Mr. Wortman asked Ms. Nelson if the bookstore's inventory was definitely a total loss. She said she went inside the building Friday afternoon, aided by Chief Schilling. "And what I initially saw is basically I've got a gutted building," she described. "I cannot comment anymore - I have to wait for the insurance people."
Business community responds
This week, many business owners continued to offer whatever support they could think of. Ben Hall offered office space. Bowl and Board owners Garry and Maria Metters offered storage space. ArtCliff owner Gina Stanley offered Mr. Racine the use of her restaurant's kitchen for preparing food for the street fair and for catering jobs he may do in the future.
In a follow-up to Monday's meeting, Mr. Kristal met with TBA and MVCOC representatives the next day. As a first order of business, to put forward a positive message, they came up with a new slogan, "Vineyard Haven...always open."
In addition, the group set a short-term goal of improving the town's signage and made tentative plans to hold a community celebration event on Main Street on August 17.
When asked what she sees as her role, TBA president Leslie Hewson said, "I feel that my job is to keep people informed and rein in the manic enthusiasm by helping temper it with the idea we've got to be in this for the long haul." She added, "It's going to be a journey, and sometimes there is a lot of support at the beginning. I want to harness that support and space it out."

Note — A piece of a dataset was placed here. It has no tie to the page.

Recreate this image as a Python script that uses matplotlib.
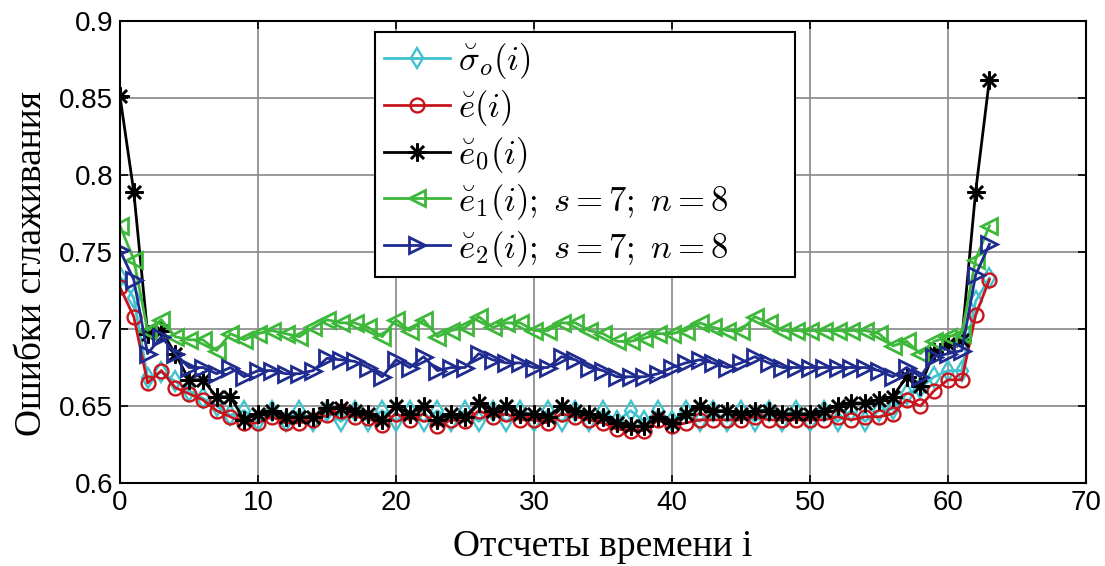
import numpy as np
import matplotlib
matplotlib.use('Agg')
import matplotlib.pyplot as plt

plt.rcParams['mathtext.fontset'] = 'cm'
plt.rcParams['font.family'] = ['Liberation Sans', 'DejaVu Sans']

# отсчеты времени
i = np.arange(64)

sigma_o = [0.734, 0.720, 0.668, 0.672, 0.666, 0.660, 0.655, 0.650, 0.644, 0.647,
           0.640, 0.647, 0.640, 0.647, 0.640, 0.647, 0.640, 0.647, 0.640, 0.647,
           0.640, 0.647, 0.640, 0.647, 0.640, 0.647, 0.640, 0.647, 0.640, 0.647,
           0.640, 0.647, 0.640, 0.647, 0.640, 0.647, 0.640, 0.647, 0.640, 0.647,
           0.640, 0.647, 0.640, 0.647, 0.640, 0.647, 0.640, 0.647, 0.640, 0.647,
           0.640, 0.647, 0.640, 0.647, 0.640, 0.647, 0.648, 0.658, 0.662, 0.669,
           0.673, 0.673, 0.718, 0.733]

e = [0.727, 0.708, 0.665, 0.673, 0.662, 0.658, 0.654, 0.647, 0.643, 0.639,
     0.639, 0.643, 0.639, 0.639, 0.641, 0.644, 0.647, 0.643, 0.642, 0.638,
     0.645, 0.641, 0.645, 0.637, 0.641, 0.640, 0.647, 0.643, 0.645, 0.641,
     0.641, 0.639, 0.645, 0.643, 0.641, 0.639, 0.635, 0.634, 0.634, 0.641,
     0.637, 0.639, 0.641, 0.641, 0.641, 0.641, 0.643, 0.641, 0.641, 0.641,
     0.641, 0.641, 0.643, 0.641, 0.643, 0.643, 0.645, 0.654, 0.650, 0.660,
     0.667, 0.667, 0.709, 0.732]

e0 = [0.851, 0.789, 0.697, 0.699, 0.684, 0.667, 0.667, 0.656, 0.656, 0.641,
      0.645, 0.647, 0.643, 0.643, 0.643, 0.649, 0.649, 0.647, 0.645, 0.641,
      0.650, 0.645, 0.650, 0.641, 0.645, 0.643, 0.652, 0.647, 0.650, 0.645,
      0.645, 0.643, 0.650, 0.647, 0.645, 0.643, 0.639, 0.637, 0.637, 0.643,
      0.639, 0.645, 0.650, 0.647, 0.647, 0.645, 0.647, 0.647, 0.645, 0.645,
      0.645, 0.647, 0.650, 0.652, 0.652, 0.654, 0.656, 0.669, 0.663, 0.685,
      0.690, 0.693, 0.789, 0.862]

e1 = [0.767, 0.745, 0.699, 0.706, 0.695, 0.693, 0.693, 0.686, 0.697, 0.693,
      0.697, 0.699, 0.697, 0.695, 0.701, 0.706, 0.704, 0.704, 0.701, 0.695,
      0.706, 0.699, 0.706, 0.695, 0.699, 0.701, 0.708, 0.701, 0.704, 0.704,
      0.699, 0.699, 0.704, 0.704, 0.699, 0.697, 0.692, 0.692, 0.694, 0.697,
      0.697, 0.699, 0.704, 0.701, 0.699, 0.699, 0.708, 0.704, 0.699, 0.699,
      0.699, 0.699, 0.699, 0.699, 0.699, 0.697, 0.689, 0.692, 0.684, 0.692,
      0.695, 0.697, 0.745, 0.767]

e2 = [0.751, 0.732, 0.684, 0.695, 0.684, 0.675, 0.675, 0.671, 0.675, 0.669,
      0.673, 0.673, 0.671, 0.671, 0.673, 0.681, 0.680, 0.679, 0.675, 0.669,
      0.680, 0.675, 0.682, 0.673, 0.675, 0.675, 0.684, 0.680, 0.678, 0.678,
      0.675, 0.675, 0.682, 0.680, 0.675, 0.673, 0.669, 0.669, 0.669, 0.671,
      0.675, 0.678, 0.680, 0.678, 0.675, 0.678, 0.682, 0.678, 0.675, 0.675,
      0.675, 0.675, 0.675, 0.675, 0.675, 0.673, 0.669, 0.675, 0.669, 0.682,
      0.684, 0.686, 0.735, 0.755]

labels = [r'$\breve{\sigma}_o(i)$', r'$\breve{e}(i)$', r'$\breve{e}_0(i)$',
          r'$\breve{e}_1(i);\;s=7;\;n=8$', r'$\breve{e}_2(i);\;s=7;\;n=8$']

fig = plt.figure(figsize=(11.05, 5.66), dpi=100)
ax = fig.add_axes([0.1086, 0.1466, 0.8742, 0.8163])

lw = 2
ax.plot(i, sigma_o, '-', color='#3fc3cf', lw=lw, marker='d', ms=10, mfc='none', mew=1.7, label=labels[0])
ax.plot(i, e, '-', color='#c8141c', lw=lw, marker='o', ms=10, mfc='none', mew=1.7, label=labels[1])
ax.plot(i, e0, '-', color='black', lw=lw, marker=(8, 2, 0), ms=13, mew=1.8, label=labels[2])
ax.plot(i, e1, '-', color='#3db83a', lw=lw, marker='<', ms=12, mfc='none', mew=2, label=labels[3])
ax.plot(i, e2, '-', color='#1f2b8f', lw=lw, marker='>', ms=12, mfc='none', mew=2, label=labels[4])

ax.set_xlim(0, 70)
ax.set_ylim(0.6, 0.9)
ax.set_xticks(np.arange(0, 71, 10))
ax.set_yticks([0.6, 0.65, 0.7, 0.75, 0.8, 0.85, 0.9])
ax.set_yticklabels(['0.6', '0.65', '0.7', '0.75', '0.8', '0.85', '0.9'])
ax.tick_params(direction='in', labelsize=20, length=6, width=1.2, top=True, right=True, pad=5)
ax.grid(True, color='#888888', lw=1.2)
for s in ax.spines.values():
    s.set_linewidth(1.5)

ax.set_xlabel('Отсчеты времени i', family=['Liberation Serif', 'DejaVu Serif'], fontsize=27, labelpad=10)
ax.set_ylabel('Ошибки сглаживания', family=['Liberation Serif', 'DejaVu Serif'], fontsize=27)
ax.yaxis.set_label_coords(-0.073, 0.475)

leg = ax.legend(loc='upper left', bbox_to_anchor=(0.264, 0.976, 0.435, 0), mode='expand',
                fontsize=25, fancybox=False, framealpha=1, edgecolor='black',
                handlelength=1.9, handletextpad=0.25, labelspacing=0.2,
                borderpad=0.25, borderaxespad=0)
leg.get_frame().set_linewidth(1.5)

fig.savefig('out.png', dpi=100)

Mr. Kristal said the TBA also will help coordinate a town thank-you event in September for all those who helped during the fire.
The Tisbury selectmen collected donations for the cafe and bookstore owners at the street fair Tuesday night, as did Doug Johnson, owner of Kennedy Studios. Mr. Wortman said the two collections amounted to about $2,300, which was turned in to Tisbury treasurer Tim McLean.
Mr. Wortman said the selectmen have not made a formal plan on what to do with the money yet. They are considering asking the TBA to handle the funds and disperse them, he said.